Split personality: new site online


It was long overdue, but we've finally completed the makeover of our website. You are reading this, so you've obviously seen the new site. Hope you like it. If you have any suggestions or comments, just let us know.

One of the major changes is a clearer distinction between our two main areas of specialization. We are one of the few translation agencies in the Netherlands that specialize in full game localization, with ample experience in all game genres, for all gaming platforms. But we also have a long history in business localization, entailing anything from software localization to the translation of documentation, websites, newsletters, etc.

By clearly defining these two areas on our website, we can offer more detailed information about our services to each of these industries.

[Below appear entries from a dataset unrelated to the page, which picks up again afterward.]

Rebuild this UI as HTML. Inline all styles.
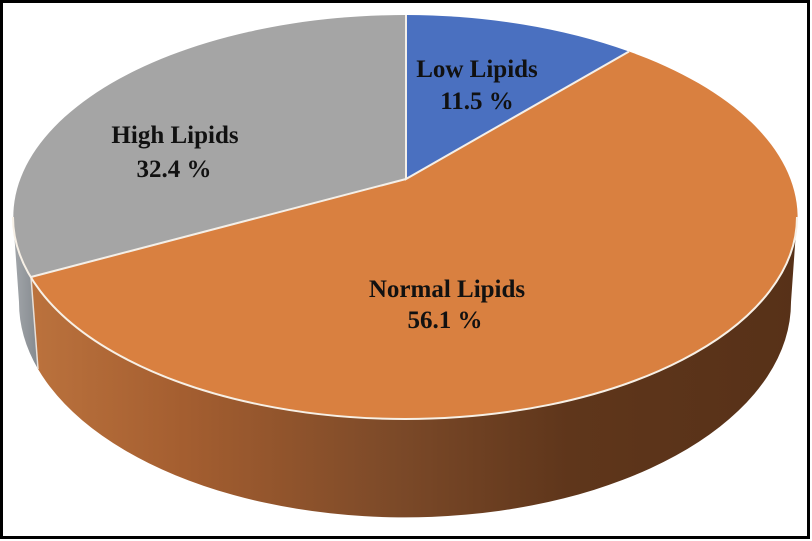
<!DOCTYPE html>
<html>
<head>
<meta charset="utf-8">
<style>
  html,body{margin:0;padding:0;background:#fff;}
  svg{display:block;}
  text{font-family:"Liberation Serif","Times New Roman",serif;font-weight:bold;font-size:25px;fill:#111;}
</style>
</head>
<body>
<svg width="812" height="541" viewBox="0 0 812 541" xmlns="http://www.w3.org/2000/svg">
  <defs>
    <linearGradient id="os" gradientUnits="userSpaceOnUse" x1="31" y1="0" x2="797" y2="0">
      <stop offset="0" stop-color="#bb723d"/>
      <stop offset="0.2" stop-color="#a45e30"/>
      <stop offset="0.48" stop-color="#7b4928"/>
      <stop offset="0.7" stop-color="#5f361b"/>
      <stop offset="1" stop-color="#573118"/>
    </linearGradient>
    <linearGradient id="gs" gradientUnits="userSpaceOnUse" x1="13" y1="0" x2="38" y2="0">
      <stop offset="0" stop-color="#a3a7ab"/>
      <stop offset="1" stop-color="#858a8f"/>
    </linearGradient>
  </defs>
  <rect x="0" y="0" width="812" height="541" fill="#fff"/>

  <!-- sides -->
  <path d="M13,217 A392,202 0 0,0 31,277 L38,369 A386,215 0 0,1 19,302 Z" fill="url(#gs)"/>
  <path d="M31,277 A392,202 0 0,0 797,217 L791,302 A386,215 0 0,1 38,369 Z" fill="url(#os)"/>
  <line x1="31" y1="277" x2="38" y2="369" stroke="#e8e0d8" stroke-width="1.5"/>

  <!-- top slices -->
  <path d="M406,179 L406,15 A392,202 0 0,0 31,277 Z" fill="#a5a5a5"/>
  <path d="M406,179 L406,15 A392,202 0 0,1 629,51.5 Z" fill="#4a70c0"/>
  <path d="M406,179 L629,51.5 A392,202 0 1,1 31,277 Z" fill="#d98040"/>

  <!-- separators -->
  <path d="M406,15 L406,179 L629,51.5 M406,179 L31,277" fill="none" stroke="#f4efe8" stroke-width="2"/>
  <path d="M13,217 A392,202 0 0,0 797,217" fill="none" stroke="#f7f0e6" stroke-width="2"/>

  <!-- labels -->
  <text x="477" y="77" text-anchor="middle">Low Lipids</text>
  <text x="477" y="109" text-anchor="middle">11.5 %</text>
  <text x="175" y="143" text-anchor="middle">High Lipids</text>
  <text x="174" y="177" text-anchor="middle">32.4 %</text>
  <text x="447" y="297" text-anchor="middle">Normal Lipids</text>
  <text x="445" y="328" text-anchor="middle">56.1 %</text>

  <!-- border -->
  <rect x="1.5" y="1.5" width="807" height="536" fill="none" stroke="#000" stroke-width="3"/>
</svg>
</body>
</html>
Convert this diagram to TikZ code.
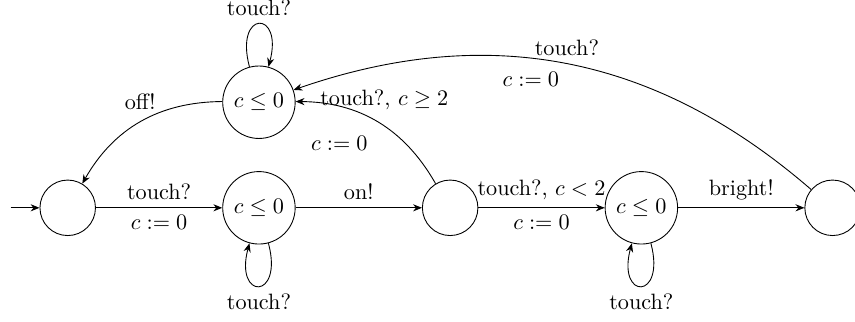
\documentclass[tikz,border=0pt]{standalone}
\usepackage{amsmath, amsfonts, amssymb}
\usepackage{tikz}
\usetikzlibrary{
  positioning,           % Relative placement of the locations
  arrows.meta            % Stealth tips
}

\begin{document}
\begin{tikzpicture}[
    >={Stealth[length=4pt, width=3.2pt]},
    loc/.style={circle, draw, minimum size=2.5em},
    trans/.style={->, line width=0.4pt},
    node distance=2cm
  ]
  \def\gapUp{5.1mm}    % Border gap between the two left invariant locations
  \def\initLen{13pt}   % Length of the initial arrow
  \useasboundingbox (-30.5pt,-51pt) rectangle (354.6pt,93.6pt);
  \node[loc] (Q_0) at (0,0) {};
  \node[loc, right=of Q_0] (Q_1) {$c \leq 0$};
  \node[loc, right=of Q_1] (Q_2) {};
  \node[loc, right=of Q_2] (Q_3) {$c \leq 0$};
  \node[loc, right=of Q_3] (Q_4) {};
  \node[loc, above=\gapUp of Q_1] (Q_T) {$c \leq 0$};
  \coordinate[left=\initLen of Q_0] (Init);
  \draw[trans] (Init) -- (Q_0);
  \draw[trans] (Q_0) -- node[above] {touch?} node[below] {$c := 0$} (Q_1);
  \draw[trans] (Q_1) -- node[above] {on!} (Q_2);
  \draw[trans] (Q_2) -- node[above] {touch?, $c < 2$} node[below] {$c := 0$} (Q_3);
  \draw[trans] (Q_3) -- node[above] {bright!} (Q_4);
  \draw[trans] (Q_2) to[bend right]
    node[above, xshift=3pt, yshift=2pt] {touch?, $c \geq 2$}
    node[below left, xshift=-1pt, yshift=-3pt] {$c := 0$} (Q_T);
  \draw[trans] (Q_4) to[bend right] node[above] {touch?} node[below left] {$c := 0$} (Q_T);
  \draw[trans] (Q_T) to[bend right] node[above, yshift=2pt] {off!} (Q_0);
  \draw[trans] (Q_T) to[loop above] node {touch?} (Q_T);
  \draw[trans] (Q_1) to[loop below] node {touch?} (Q_1);
  \draw[trans] (Q_3) to[loop below] node {touch?} (Q_3);
\end{tikzpicture}
\end{document}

This is definitely a split personality that is meant to be.

New business and game challenges


In 2011, we've dealt with huge volumes of text, both for the software and hardware industry and the gaming industry.

On the business side, we worked on the latest Dutch versions of leading scanning solutions for document management, document imaging, and PDF creation. We also crossed new borders and are now localizing phone instructions into eight European languages.

We've been equally busy with challenging game localization. We completed work on major titles for AAA publishers (sorry, confidential), including a few that required full voice localization. Of course, we also continued working on our favorite EA franchises, wrapping both FIFA 12 and Need for Speed The Run.

To deal with increased volumes, we have expanded our linguistic teams with eager and experienced professionals. So we're ready for whatever 2012 may bring!

The Game Localization Handbook


If you're in the game localization business, this is probably not 'news' to you. The second edition of The Game Localization Handbook, written by Heather Maxwell Chandler and Stephanie O'Malley Deming, was published mid 2011.

Still, we believe it's worth mentioning this valuable and comprehensive reference work. In our day to day work, we often find that things would be so much easier if developpers had better understanding of the problems faced by translators during game localizaton. Translators often work without context, without game design docs, and without any information on where their translated texts will end up in a game. And all this with tight deadlines, of course ;-). 

Professional localizers have become very proficient at overcoming these limitations, but game localization would be far more efficient if developpers and publishers took localization needs into consideration earlier in the design process.

This book deals with all the complexities of game localization and explains best practises, pitfalls, common problems and solutions. This is a must-read to  increase the linguisitic quality of your localized games, while keeping your costs down and your time-to-market as short as possible. Sounds like a win-win situation to me.